Luego, más hacia atrás en las sombras del catolicismo está el escándalo latente del sacerdote y artista Marko Rupnik, un famoso pintor de horripilantes íconos con ojos hundidos acusado de agredir a mujeres de su comunidad de maneras sacrílegas y asquerosas, y cuyas repetidas rehabilitaciones sugieren que goza de algún tipo de favor especial en el Vaticano.
Tal vez todo esto suene como si se tratara de una obra de teatro, pero a base de repeticiones viene la sensación de que sabemos cómo se desarrollará el drama. El patrón en el que agresores acusados o quienes permiten las agresiones de alguna manera siguen siendo favorecidos siempre y cuando se sepa que están en el “equipo” del papa es un patrón conocido en este pontificado, y la polarización de la Iglesia significa que casi todos los conservadores se quejan al respecto, mientras que la solidaridad de los medios de comunicación seculares con Francisco limita el furor que habría habido con escándalos parecidos en el pontificado de Benedicto XVI.
Mientras tanto, las rebeliones de los conservadores en contra del papa han sido autolimitantes hasta ahora, en parte debido a las contradicciones internas que participan en la resistencia de los conservadores a la autoridad papal así como a la falta de mecanismos eficaces para esa resistencia, a la que le falta un verdadero cisma. (Incluso el crítico del papa más declarado en el episcopado estadounidense, el obispo de Texas, Joseph Strickland, ha reconocido que obedecería si fuera destituido de su cargo).
Por su parte, Francisco ha tenido cuidado de no arriesgarse a forzar un cisma sobre sus críticos. En este sentido, las noticias previas al sínodo que acapararon los titulares de que el papa está dispuesto a bendecir a las parejas homosexuales parece una continuación del planteamiento que adoptó sobre la comunión de las personas católicas divorciadas y vueltas a casar en una ronda anterior de polémica sinodal. Esto combina una reafirmación formal de la doctrina católica —en este caso, sobre la imposibilidad del matrimonio entre personas del mismo sexo— con una autorización tácita de que los sacerdotes tomen sus propias decisiones acerca de dar su bendición, siempre y cuando esas decisiones no se formalicen en ningún tipo de norma o categoría.
El acto de malabarismo pensado es enmarcar la liberalización como algo excepcional e individualizado para que los progresistas de la Iglesia pongan en práctica las innovaciones que quieren, y los conservadores estén tranquilos de que la teoría formal de la Iglesia se queda intacta.
Esto es solamente un acto de malabarismo de corto plazo y no una visión para la unidad de la Iglesia a largo plazo.
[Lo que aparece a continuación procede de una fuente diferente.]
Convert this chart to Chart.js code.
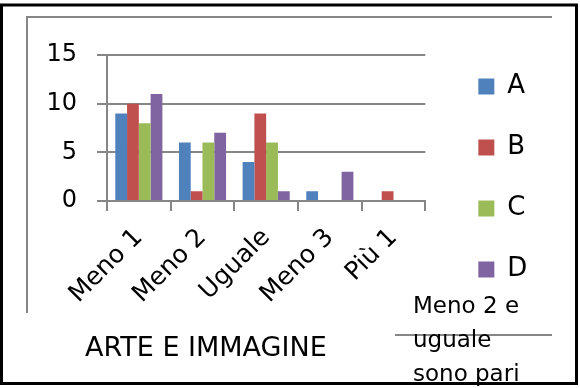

En los territorios más liberales del catolicismo, en Alemania y otros lugares, es evidente que las excepciones individualizadas solo serán bienvenidas como un medio para que haya otros cambios en todo el conjunto de los puntos controvertidos. En el lado conservador, realmente nadie se engaña lo que está haciendo el Vaticano (ni tampoco se tranquiliza con las invocaciones solemnes al Espíritu Santo) y el distanciamiento se profundizará cuanto más tiempo el pontificado aplique su estrategia actual, y la ruptura seguirá siendo imposible solo hasta que de pronto ya no lo sea.
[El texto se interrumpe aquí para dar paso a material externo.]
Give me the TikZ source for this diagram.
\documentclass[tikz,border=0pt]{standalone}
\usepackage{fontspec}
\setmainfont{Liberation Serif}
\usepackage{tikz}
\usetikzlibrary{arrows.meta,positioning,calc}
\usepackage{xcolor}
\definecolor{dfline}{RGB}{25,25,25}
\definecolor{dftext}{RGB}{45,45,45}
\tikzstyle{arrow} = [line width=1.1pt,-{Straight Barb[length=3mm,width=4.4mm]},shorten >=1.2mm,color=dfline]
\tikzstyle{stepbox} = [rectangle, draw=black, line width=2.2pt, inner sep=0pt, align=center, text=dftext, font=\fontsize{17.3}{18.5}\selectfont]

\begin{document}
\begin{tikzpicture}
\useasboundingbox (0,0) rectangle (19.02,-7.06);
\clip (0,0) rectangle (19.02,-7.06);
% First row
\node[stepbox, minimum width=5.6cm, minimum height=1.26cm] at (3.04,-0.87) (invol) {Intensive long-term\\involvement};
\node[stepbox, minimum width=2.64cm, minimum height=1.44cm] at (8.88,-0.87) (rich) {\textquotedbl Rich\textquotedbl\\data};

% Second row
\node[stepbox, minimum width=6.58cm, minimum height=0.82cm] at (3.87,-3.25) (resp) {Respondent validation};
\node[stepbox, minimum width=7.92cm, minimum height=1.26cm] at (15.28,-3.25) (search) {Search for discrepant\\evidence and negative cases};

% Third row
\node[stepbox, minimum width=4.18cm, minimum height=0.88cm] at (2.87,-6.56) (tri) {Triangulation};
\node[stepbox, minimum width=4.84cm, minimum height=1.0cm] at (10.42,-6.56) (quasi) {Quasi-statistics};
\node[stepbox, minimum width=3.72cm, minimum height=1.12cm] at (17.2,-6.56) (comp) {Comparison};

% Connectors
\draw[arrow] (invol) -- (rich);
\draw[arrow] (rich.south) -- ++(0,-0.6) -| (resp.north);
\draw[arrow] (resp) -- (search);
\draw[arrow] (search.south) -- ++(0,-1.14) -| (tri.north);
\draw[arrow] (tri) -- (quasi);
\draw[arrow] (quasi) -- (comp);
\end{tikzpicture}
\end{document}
Pero a la edad de 86 años, parece poco probable que el papa Francisco sea pontífice a largo plazo y parece poco probable que se aparte de su planteamiento si vive para el final de este sínodo en 2024. Más bien, lo más seguro es una continuación del drama que hemos presenciado hasta ahora, en el cual el torbellino se ensancha un poco más cada vez, pero la culminación, ya sea la transformación o el desastre, está a la espera de su sucesor.